We had an earthquake last night. It probably wasn’t very big but I’m on the 29th Floor so it swayed a lot. I couldn’t make up my mind whether it was worse to fall 29 storeys or to be on the first floor and have 28 others collapse on top of you. Either way, judging from the age of this hotel, there was gonna be a lot of asbestos.
Then this morning a cold front blew in. The temperature dropped to the low forties and a rain squall battered the city, and is battering it now.
I suppose earthquakes and storms are as good omens as any that it’s time to move along.
If you are looking for somewhere to visit, I kind of recommend Izmir. Nobody here will GAF about you, at all. I like that in a destination, not to mention people.
The city doesn’t have anything to “see” or “do.” It’s a giant town of 3M that is here for people to to work, eat, sleep, live, die. The Aegean Sea, which is beautiful, is mostly irrelevant, devoid as it is of beaches. Instead there’s an endless seafront promenade, mostly deserted, or alternatively crowded with cigarette butts.
People walk along the promenade or sell pretzels or fish or sit on benches or sell baby bunnies. Selling baby bunnies is a thing. They are so cute I almost bought one, but like the carpet I almost bought, I was saved in the nick of time with this thought: “Where will I put it and why do I have to have a baby bunny NOW?”
Izmir is a place where you can truly vanish. No one cares that you are here, there are no, and I mean no American tourists. The one world heritage site here, the Agora, is ignored. That is very nice. Ruins should look ruined, and these do.

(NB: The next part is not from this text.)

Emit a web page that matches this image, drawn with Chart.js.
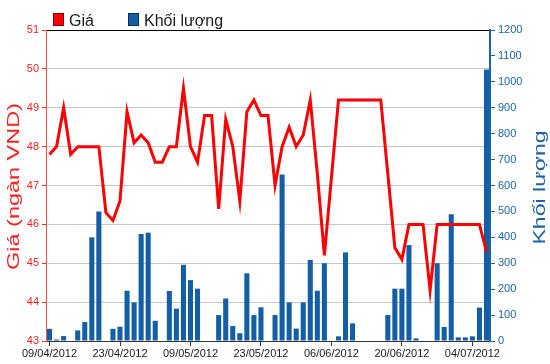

The other two things I liked about Izmir were the potatoes and the cats. I prefer dogs because I have a terrible cat allergy. When I touch a cat I swell up like a porcupine and sneeze for hours. Cats of course know this, and the stray ones in Izmir especially.
At the Sports Park there are hundreds of cats, all waiting for me to walk by. When I did, this one followed me relentlessly until I scratched it. In the entire time I’ve been here, I’ve seen no one pet a stray cat. It purred, and the more it purred, the more I scratched. The sneezing kicked in and the cat purred even louder, mission accomplished. When I continued on it followed me until I came to a catvention, where many other cats were. I hurried past, fearing they would chase and tackle and purr on me.
So even though cats make me violently ill, I loved these ones. I’m sure they were covered with all kinds of outdoor cat diseases but then again I’m covered with all kinds of indoor human diseases, so we probably canceled each other out. Bye, cats.
Then there are the Izmir potatoes. If you eat the whole thing with the skin you will not walk steadily afterwards. They are baked and come standard with butter and cheese. Then you choose from five ingredients to mix in, none of which you know what they are, except for the olives.
So you look through the glass and point. What you end up with is a pizza crammed into a potato, only instead of paying $15, it costs $1.70 and fills you up three times more because it’s bigger than your head. I’m gonna miss these tater dinners.
But I don’t think Izmir is going to miss me at all. How could it? It doesn’t even know I’m here.